Белорусская девочка Тамара Томашевич до сегодняшнего дня сберегла в памяти, как в Хвалынском детдоме на Волге никто из взрослых не повышал на детей голоса, пока у них не отросли волосы после дороги, а Женя Корпачев, эвакуированный из Минска в Ташкент, не забыл старую узбечку, принесшую им с матерью последнее свое одеяло на вокзал. Первый советский солдат в освобожденном Минске подхватил на руки четырехлетнюю Галю Забавчик, и она назвала его «папа». А Нелла Вершок рассказывает, как шли по их деревне наши солдаты, а дети смотрели на них и кричали: «Папы идут! Папы…» Не солдаты, а папы.

 И когда я увидела первых фашистов… Вернее, даже не увидела, а услышала — у них у всех были подкованные сапоги, они громко стучали. Я смотрела на них, и мне казалось, что даже земле больно, когда они идут…

В войну все почему-то говорили тихо, мне даже казалось, что шепотом, а тут все вдруг заговорил громко. Мы все время были рядом со взрослыми, нас угощали, нас ласкали и прогоняли: «Идите на улицу. Сегодня праздник…» И звали обратно. Нас никогда столько не обнимали и не целовали, как в этот день. Но я — счастливый человек, у меня вернулся с войны папа. Папа привез красивые детские игрушки. Игрушки были немецкие. Я не могла понять, как могут быть такие красивые игрушки немецкими…

И когда немцы вошли в город, а вошли они в Минск быстро, с этим трудно, с этим невозможно было смириться. В городе стал «новый порядок», как это ни называли, снова открылись школы. Мама послала меня в школу. Она решила, что война войной, а прерывать уч:) не надо. На первом уроке географичка, та самая, что нас учила и до войны, стала говорить против Советской власти. Я встала и сказала: «Больше в такой школе учиться не буду». И ушла…

Помню, как мама привезла из детского дома сестричку, и она меня не признавала — забыла совсем. Помню, как я обнаружил спящим возвратившегося с войны отца. Он спал, а я вынул у него из планшета документы и прочел. И понял: это отец. Он спал, а я сидел и смотрел на него, пока он не проснулся. И у меня все время дрожали коленки…

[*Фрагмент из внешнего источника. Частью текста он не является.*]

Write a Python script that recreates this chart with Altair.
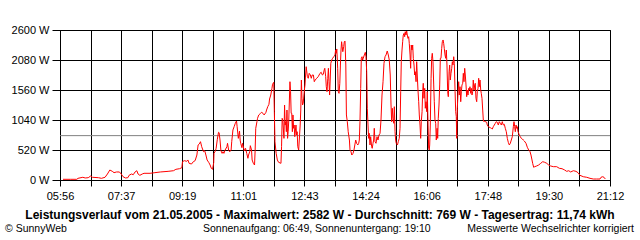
import altair as alt
import pandas as pd

# time of day in minutes since midnight
times_min = [361,373,384,386,394,398,403,407,410,420,425,431,435,439,443,446,450,455,458,461,465,469,471,475,478,481,484,486,489,493,496,506,514,523,
536,545,549,555,559,560,563,567,569,571,575,578,581,584,586,588,590,592,595,597,599,601,604,606,608,610,612,612.5,615,616,618,620,621,622.5,624,626,627.5,629,631,634,635,637,639,641,642,644,646,648,650,651,
653,655,656,657,659,660,661,663,665,667,669,670,672,673,675,676,678,680,681,682,684,685,687,690,692,694,696,699,700,702,704,705,707,709,710,712,713,714,716,718,720,724,725,726,727,729,730,731,732,733,734,735,736,737,739,740,741,742,743,744,745,746,747,749,750,751,752,753.5,754.5,756,757,758,759,760,761,763,764,765,766,768,769.5,771,773,774.5,776,778,779.5,781,783.5,786,789,791,793,794.5,796,797,798.5,799.5,800.7,802,803,804,805,806,807,808.5,810,812,
814,815,816,817,818.5,819.5,820.7,822,823,824,825,826,827,828.5,829.5,830.7,832,833,834.5,836,838,839,840.6,842,844,845.6,847,848.5,850,852,853.5,854.5,855.6,856.8,857.8,859,860,861,862.8,864.5,865.6,866.8,867.8,869,870,871,872.3,873.4,875,876,877.3,878.4,879.4,880.6,882.3,884,885.6,887.3,889,890.6,892.3,894,895.6,897.3,899,901,902.8,904.4,906,907.3,908.4,909.4,910.6,911.8,912.8,914,915,916,918,919.4,921,922.3,923.4,924.4,925.6,926.7,927.7,929,930,931,932.2,933.4,934.4,935.6,936.7,937.7,939,940,941,942.2,943.4,944.4,945.6,946.7,947.7,949,950,951,952.2,953.4,954.4,955.6,956.7,957.7,959,960,961,962.2,963.4,964.4,965.6,966.7,967.7,969,970,971,
971.7,972.7,974,975,976,977.2,978.4,979.4,980.5,981.7,982.7,984,985,986,987.2,988.4,989.4,990.5,991.7,992.7,994,995,996,997.2,998.4,999.4,1000.5,1001.7,1002.7,1004,1005,1006,1007.2,1008.4,1009.4,1010.5,1011.7,1012.7,1014,1015,1016,1016.7,1017.7,1019,1020,1021,1022.2,1023.4,1024.4,1025.5,1026.7,1027.7,1028.8,1030,1031,1032.2,1033.3,1034.3,1035.5,1036.7,1037.7,1038.8,1040,1041,1042.2,1043.3,1044.3,1045.5,1046.7,1047.6,1048.8,1050,1051,1052.2,1053.3,1054.3,1055.5,1056.7,1057.6,1058.8,1060,1061,1062.2,1063.3,1064.3,1066.7,1067.6,1069.3,1072.7,1074.3,1076,1077.6,1079.3,1081,1082.6,1084.3,1086,1087.6,1089.3,1091,1092.6,1094.3,1096,1097.6,1099.3,1101,1102.6,1104.3,1106,1107.6,1109.3,1111,1112.1,1113.3,1114.3,1115.5,1116.6,1117.6,1118.8,1119.9,1120.9,1122.6,1124.3,1126,1127.6,1129.3,
1132.1,1134.3,1136.6,1138.8,1140.4,1142.1,1143.2,1144.9,1146.6,1149.9,1153.2,1156.6,1159.9,1163.2,1166.6,1169.9,1173.2,1177.6,1183.2,1187.6,1192.1,1196.5,1199.9,1203.2,1206.5,1210.9,1215.4,1218.7,1222,1227.5,1233.2,1238.7,1244.2,1249.8,1255.3,1257,1259.8,1262,1264.2]

# power in W
watts = [12,12,12,29,47,35,40,69,47,40,29,47,104,173,151,127,139,139,104,57,35,40,81,104,92,139,161,104,81,104,116,116,127,139,
150,161,185,196,213,317,335,324,347,289,277,317,335,433,607,624,664,577,491,508,433,347,300,260,203,185,300,462,508,549,705,827,820,693,508,462,491,462,520,577,636,508,491,520,664,867,924,983,1023,924,
722,849,693,636,560,636,595,503,549,462,376,433,491,595,520,347,289,260,520,896,1011,1069,1127,1156,1173,1156,1127,1173,1213,1271,1312,1404,1473,1589,1659,1693,1184,664,462,347,307,289,577,1069,1040,722,1300,953,1011,837,1213,722,837,1040,1704,1531,1156,1156,837,1127,896,953,751,953,780,837,577,520,693,953,1213,1733,1416,1300,1329,1560,1647,1820,1964,1791,1763,1849,1820,1763,1820,1820,1704,1733,1763,1791,1849,1867,1820,1832,1907,1936,1791,1617,1531,1763,1936,1704,1473,1733,2023,2080,2109,2137,
2167,2253,2196,2271,1936,1531,1502,1676,1993,2253,2397,2311,2224,2311,2397,2409,1993,1127,1011,837,693,520,491,433,462,520,607,693,636,607,636,693,1011,1589,2109,2137,2080,2109,2167,2213,2137,1877,1243,953,722,809,607,751,577,549,636,693,896,664,636,751,693,780,809,1040,1473,1704,2023,2137,2167,2236,2167,2080,1820,1300,1011,1243,1069,983,1271,837,693,636,607,664,722,896,1531,2051,2253,2397,2513,2542,2484,2571,2513,2582,2513,2455,2484,2369,2167,1936,2340,2253,2340,2109,1993,1820,1877,1704,2051,1820,1560,1357,1127,953,722,1011,1184,1531,1676,1416,1589,1243,1357,1184,1531,953,549,520,
607,953,1763,2109,2196,2051,1647,1357,1040,983,693,896,722,1069,1300,1647,2109,2109,2282,2397,2427,2369,2282,2167,2109,2253,1993,1531,1444,1877,1993,1733,1849,1936,2051,1993,2137,2023,1531,1184,1098,722,1243,1531,1704,1473,1617,1357,1531,1647,1676,1849,1704,1936,1820,1647,1444,1560,1473,1589,1560,1617,1502,1589,1473,1531,1733,1560,1647,1676,1416,1357,1531,1589,1763,1617,1733,1560,1502,1416,1213,1040,1011,1023,1011,1000,953,924,907,896,884,924,953,983,1011,1000,953,1011,983,953,1011,953,965,896,837,722,653,607,636,693,751,924,1011,924,837,953,896,924,837,809,780,751,722,711,693,676,
636,567,520,491,433,347,289,220,231,243,260,289,317,307,289,260,243,231,231,203,196,173,150,161,139,161,150,127,81,57,47,29,17,17,17,47,57,47,17]

average_w = [769]
y_ticks = [0, 520, 1040, 1560, 2080, 2600]
x_label_list = ["05:56", "07:37", "09:19", "11:01", "12:43", "14:24", "16:06", "17:48", "19:30", "21:12"]
x_start, x_end = 356, 1272
x_ticks = [x_start + k * (x_end - x_start) / 18 for k in range(19)]

title_text = "Leistungsverlauf vom 21.05.2005 - Maximalwert: 2582 W - Durchschnitt: 769 W - Tagesertrag: 11,74 kWh"
footer_left = "© SunnyWeb"
footer_mid = "Sonnenaufgang: 06:49, Sonnenuntergang: 19:10"
footer_right = "Messwerte Wechselrichter korrigiert"

df = pd.DataFrame({"t": times_min, "w": watts, "i": list(range(len(watts)))})
avg_df = pd.DataFrame({"w": average_w})

FONT = "Liberation Sans"

label_expr = (
    "(round((datum.value-356)/50.8889) % 2 == 0) ? "
    "((floor(datum.value/60) < 10 ? '0' : '') + floor(datum.value/60) + ':' + "
    "(floor(datum.value%60) < 10 ? '0' : '') + floor(datum.value%60)) : ''"
)

xscale = alt.Scale(domain=[x_start, x_end], nice=False, zero=False)
yscale = alt.Scale(domain=[0, 2600], nice=False)

y_axis = alt.Axis(
    values=y_ticks, labelExpr="datum.value + ' W'", title=None, grid=True,
    gridColor="#000000", gridOpacity=1, gridWidth=1,
    tickColor="#000000", tickSize=8, domainColor="#000000",
    labelFont=FONT, labelFontSize=11, labelColor="#000000", labelPadding=3,
    labelFlush=False, labelOverlap=False)

x_axis = alt.Axis(
    values=x_ticks, labelExpr=label_expr, title=None, grid=True,
    gridColor="#000000", gridOpacity=1, gridWidth=1,
    tickColor="#000000", tickSize=6, domainColor="#000000",
    labelFont=FONT, labelFontSize=11, labelColor="#000000", labelPadding=4,
    labelFlush=False, labelOverlap=False)

avg = alt.Chart(avg_df).mark_rule(color="#808080", strokeWidth=1).encode(
    y=alt.Y("w:Q", scale=yscale, axis=y_axis)
)

line = alt.Chart(df).mark_line(color="#ff0000", strokeWidth=1, clip=True).encode(
    x=alt.X("t:Q", scale=xscale, axis=x_axis),
    y=alt.Y("w:Q", scale=yscale, axis=y_axis),
    order="i:Q",
)

one = alt.Data(values=[{}])

def txt(s, x, y, align="left", bold=False, size=11):
    return alt.Chart(one).mark_text(
        align=align, baseline="middle", font=FONT, fontSize=size,
        fontWeight="bold" if bold else "normal", color="#000000"
    ).encode(x=alt.value(x), y=alt.value(y), text=alt.value(s))

chart = alt.layer(
    avg, line,
    txt(title_text, 260, 185, align="center", bold=True, size=12),
    txt(footer_left, -55, 199, size=10.5),
    txt(footer_mid, 143, 199, size=10.5),
    txt(footer_right, 574, 199, align="right", size=10.5),
).properties(
    width=550, height=150,
    autosize=alt.AutoSizeParams(type="none"),
    padding={"left": 60, "top": 30, "right": 30, "bottom": 60},
    background="#ffffff",
).configure_view(stroke="#000000", strokeWidth=1)

chart.save("out.html", embed_options={"renderer": "svg", "actions": False})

Я подобрал винтовку убитого… Стал искать еще оружие, смазывал его густой смазкой, заколачивал в снарядные ящики или завертывал в суровый материал, сильно пропитанный смазкой, и зарывал в землю. Везде висели приказы немецкого командования, что за хранение оружия — расстрел. А я спрятал: пять винтовок, ручной пулемет Дегтярева, ротный миномет и большое количество мин, патронов, гранат. Я сразу стал взрослым. И когда в нашей деревне Сарья Верхне-Двинского района организовалась подпольная группа, меня тоже зачислили…

В школе впереди меня сидела девочка Аня. У нее погибли отец с матерью, они жили с бабушкой. Они были беженцы, из-под Смоленска. Школа ей купила пальто, валенки и блестящи галоши. Учительница принесла и положила все это ей на парту. А мы сидели притихшие, потому что ни у кого из нас не было ни таких валенок, ни такого пальто. Мы завидовали. Кто-то из мальчишек толкнул Аню и сказал: «Повезло как!» Она сидела, сидела, а потом заплакала. Плакала навзрыд все четыре урока. Когда вернулся с фронта отец, все пришли смотреть на нашего папу… И на нас, потому что к нам вернулся папа. Первой пришла эта девочка…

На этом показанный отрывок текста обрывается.